# DATA BLOCK start
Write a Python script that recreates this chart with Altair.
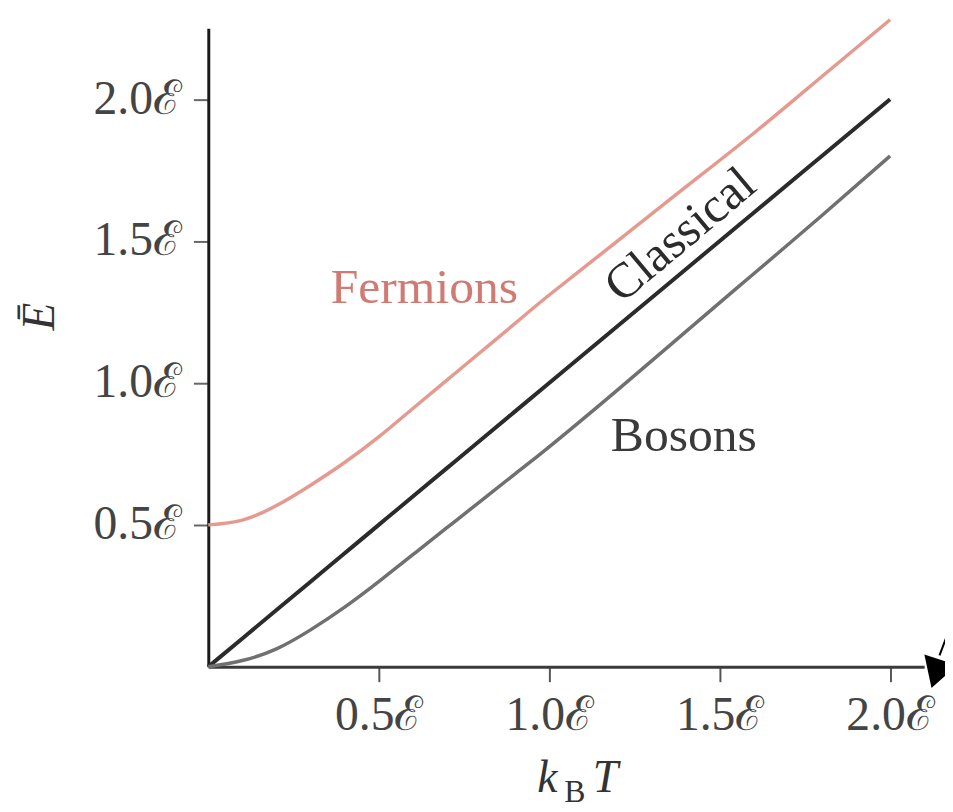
import altair as alt
import pandas as pd

# --- data -------------------------------------------------------------------
kT = [0.0, 0.1, 0.2, 0.3, 0.4, 0.5, 0.6, 0.7, 0.8, 0.9, 1.0, 1.2, 1.4, 1.6, 1.8, 2.0]
fermions = [0.50, 0.517, 0.568, 0.64, 0.72, 0.81, 0.91, 1.01, 1.11, 1.21, 1.31, 1.50, 1.69, 1.88, 2.08, 2.28]
classical = [0.0, 0.1, 0.2, 0.3, 0.4, 0.5, 0.6, 0.7, 0.8, 0.9, 1.0, 1.2, 1.4, 1.6, 1.8, 2.0]
bosons = [0.0, 0.022, 0.063, 0.13, 0.21, 0.30, 0.395, 0.49, 0.585, 0.68, 0.775, 0.975, 1.18, 1.385, 1.59, 1.80]

tick_values = [0.5, 1.0, 1.5, 2.0]

label_text = ["Fermions", "Classical", "Bosons"]
label_x = [0.634, 1.413, 1.395]
label_y = [1.283, 1.48, 0.759]

FONT = "Liberation Serif"

df = pd.DataFrame({
    "kT": kT * 3,
    "E": fermions + classical + bosons,
    "series": ["Fermions"] * len(kT) + ["Classical"] * len(kT) + ["Bosons"] * len(kT),
})

xs = alt.Scale(domain=[0, 2.1], nice=False, zero=False)
ys = alt.Scale(domain=[0, 2.25], nice=False, zero=False)

x_axis = alt.Axis(
    values=tick_values, labelExpr="format(datum.value, '.1f') + 'ℰ'",
    title=None, grid=False, tickSize=15, tickWidth=2, tickColor="#555",
    domainColor="#3a3a3a", domainWidth=3, labelFont=FONT, labelFontSize=48,
    labelColor="#444", labelPadding=10,
)
y_axis = alt.Axis(
    values=tick_values, labelExpr="format(datum.value, '.1f') + 'ℰ'",
    title=None, grid=False, tickSize=15, tickWidth=2, tickColor="#666",
    domainColor="#1a1a1a", domainWidth=3, labelFont=FONT, labelFontSize=48,
    labelColor="#444", labelPadding=12,
)

def line(name, color, width):
    return alt.Chart(df).transform_filter(alt.datum.series == name).mark_line(
        color=color, strokeWidth=width, interpolate="natural"
    ).encode(
        x=alt.X("kT:Q", scale=xs, axis=x_axis),
        y=alt.Y("E:Q", scale=ys, axis=y_axis),
    )

l_f = line("Fermions", "#e59a90", 3.5)
l_c = line("Classical", "#2b2b2b", 4)
l_b = line("Bosons", "#707070", 3.5)

ann = pd.DataFrame({"x": label_x, "y": label_y, "t": label_text})

def label(name, color, angle=0):
    return alt.Chart(ann).transform_filter(alt.datum.t == name).mark_text(
        font=FONT, fontSize=50, color=color, align="center", baseline="alphabetic", angle=angle
    ).encode(x=alt.X("x:Q", scale=xs), y=alt.Y("y:Q", scale=ys), text="t:N")

t_f = label("Fermions", "#cf7a72")
t_c = label("Classical", "#2b2b2b", 320)
t_b = label("Bosons", "#3a3a3a")

# axis titles as text marks
title_text = ["k", "B", "T", "Ē"]
title_x = [0.995, 1.075, 1.165, -0.494]
title_y = [-0.441, -0.476, -0.441, 1.234]
titles = pd.DataFrame({"x": title_x, "y": title_y, "t": title_text})

def title_mark(name, size, italic=True):
    return alt.Chart(titles).transform_filter(alt.datum.t == name).mark_text(
        font=FONT, fontSize=size, color="#333", align="center", baseline="alphabetic",
        fontStyle="italic" if italic else "normal",
    ).encode(x=alt.X("x:Q", scale=xs), y=alt.Y("y:Q", scale=ys), text="t:N")

t_k = title_mark("k", 46)
t_B = title_mark("B", 32, italic=False)
t_T = title_mark("T", 46)
t_E = alt.Chart(titles).transform_filter(alt.datum.t == "Ē").mark_text(
    font=FONT, fontSize=46, color="#333", align="center", baseline="middle",
    fontStyle="italic", angle=270,
).encode(x=alt.X("x:Q", scale=xs), y=alt.Y("y:Q", scale=ys), text="t:N")

# arrow fragment at the end of the x axis
arrow_head = pd.DataFrame({"x": [2.135], "y": [-0.025]})
arrow_line = pd.DataFrame({"x": [2.145], "y": [0.04], "x2": [2.17], "y2": [0.12]})
a_head = alt.Chart(arrow_head).mark_point(
    shape="triangle-down", filled=True, color="black", size=1200, angle=18, opacity=1
).encode(x=alt.X("x:Q", scale=xs), y=alt.Y("y:Q", scale=ys))
a_line = alt.Chart(arrow_line).mark_rule(color="black", strokeWidth=2).encode(
    x=alt.X("x:Q", scale=xs), y=alt.Y("y:Q", scale=ys), x2="x2:Q", y2="y2:Q"
)

chart = alt.layer(l_f, l_c, l_b, t_f, t_c, t_b, t_k, t_B, t_T, t_E, a_head, a_line).properties(
    width=722, height=644,
    autosize=alt.AutoSizeParams(type="none"),
    padding={"left": 202, "top": 17, "right": 21, "bottom": 140},
    background="white",
).configure_view(stroke=None)

chart.save("out.html", embed_options={"renderer": "svg", "actions": False})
# DATA BLOCK end
## DIRECTIVE
Repeat exactly and only the lines from the start of the data above through the line that holds "import pandas as pd", inclusive. Pictures do not belong in the copy.

## WRITTEN SOLUTION
Write a Python script that recreates this chart with Altair.
import altair as alt
import pandas as pd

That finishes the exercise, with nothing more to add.